There was too much shmeeze on the pavement to roller ski. ("Shmeeze" is my contribution to the list of fifty Inuit words for snow.) There wasn't enough snow to ski on for real either. All I could do was build my insulating blanket of winter fat.
I was struggling with Dunlap's Disease: My belly dun laps over my belt. While my Internet surfing chair groaned under the strain, I stumbled across an item in Runner's World that suggested a running streak from Thanksgiving Day until New Year's Day. The only criteria was one mile per day. I looked at myself in the mirror and said, "Hola, el gordo. Let's go streaking!"
We were out of vino as Turkey Day dawned. The house commander said this was vital for her Thanksgiving meal. So, I ran one mile to the liquor store with my dog. Not open. Inauspicious beginning. I was bummed. The dog was thrilled.
For the next 11 days, my dog met me in the pre-dawn basement and patiently waited for me to tie my laces. Apparently a middle-aged guy pulling on tights is the Duluth version of Pavlov. On our out-and-back routes, he'd lag behind going away and pull like we were skijoring on the way home. I'm pretty sure there was a powerful dog magnet in his food dish.
It snowed on Day 19 and I added skiing to the streak. The goal was to run for 41 days in a row, so I continued that, but did "two-a-days" that included skiing for 13 of them. Who would think I'd find the motivation to work out twice? Amazing. The dog certainly wasn't expecting to be with me on more than half the days. And he's truly streaking since he's technically naked.
So, I made it to New Year's Day. I gave myself a pat on the back and had some thoughts bubble up through my hangover while I ran on the first day of 2013.
The minimum is better than nothing. Once I had a few days of streaking under my belt, the desire to keep going easily outweighed the mental burden of getting out the door. Why? Because the minimum was easily achievable: one mile. Even in the pre-dawn glow of a headlamp, with a dog on a leash and snow on the ground, I can do that in ten minutes. It took me longer to get ready than to actually run. And that's okay because ...

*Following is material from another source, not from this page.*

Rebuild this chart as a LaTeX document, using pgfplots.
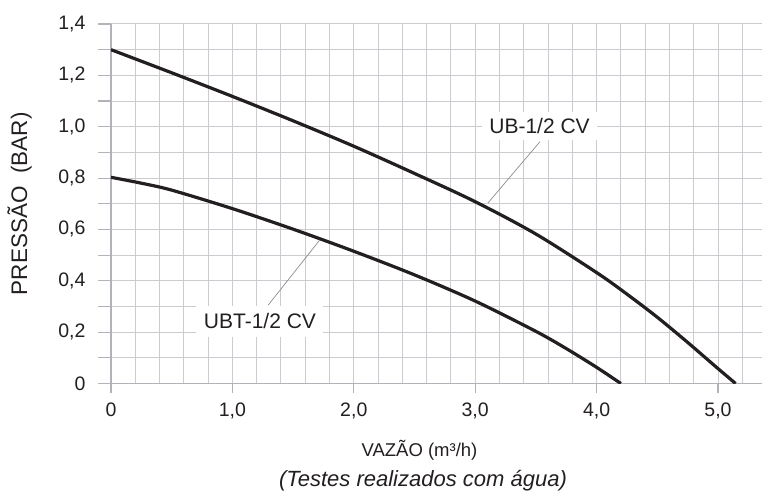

Getting out the door usually leads to running more than the minimum. On 23 days of the streak, I did run the minimum. So for more than half the time, I was just checking off the box. I felt goofy for doing the minimum. But, in 30 years of keeping a log, I never put more hours into a December. Ever. I wasn't shooting for a big month. I was shooting for tiny daily increments. The big monthly total was a by-product.
I kept the streak going into January. I allowed myself to count skiing. By continuing this small focus, I've put more hours into January 2013 than any month since 2005. In ten years, I only have two other months this full.
It's the first mental trick that's worked for me in many years. After several years, you run out of ways to motivate yourself. I'm surprised this is working. I've tried weight loss goals. Hours per week goals. I've dedicated marathons to charity fund-raising. Nothing has been as successful as allowing myself the slack of a tiny minimum, but executed on a daily basis. I'm such a genius. (I hope I don't have to wait another 30 years for my next great idea.)
Streaking works for other things, too. It's working for me in sit-ups and pull-ups. I'm writing more words per week now that I've made a goal of only 250 words a day. I've lost eight pounds in the new year. My wife is now campaigning for me to do a minimum number of chores per day. Whoa, take it easy, lady. I've got limits.
So I respect the streak. It keeps me looking forward. Today was Day 103.
The snow's holding up nice and the mysterious power of the streak pulled me into the parking lot at Snowflake in Duluth. I got in a pleasant 5K of skate skiing.
Maybe if I keep going I can be like Mark Covert from California who has run every day since 23 July 1968. That's 16,296 days. Who knows? Check back with me in 44 years.
Eric Chandler, of Duluth, Minnesota, completed his 10th Birkie this past February. While fully clothed. You're welcome.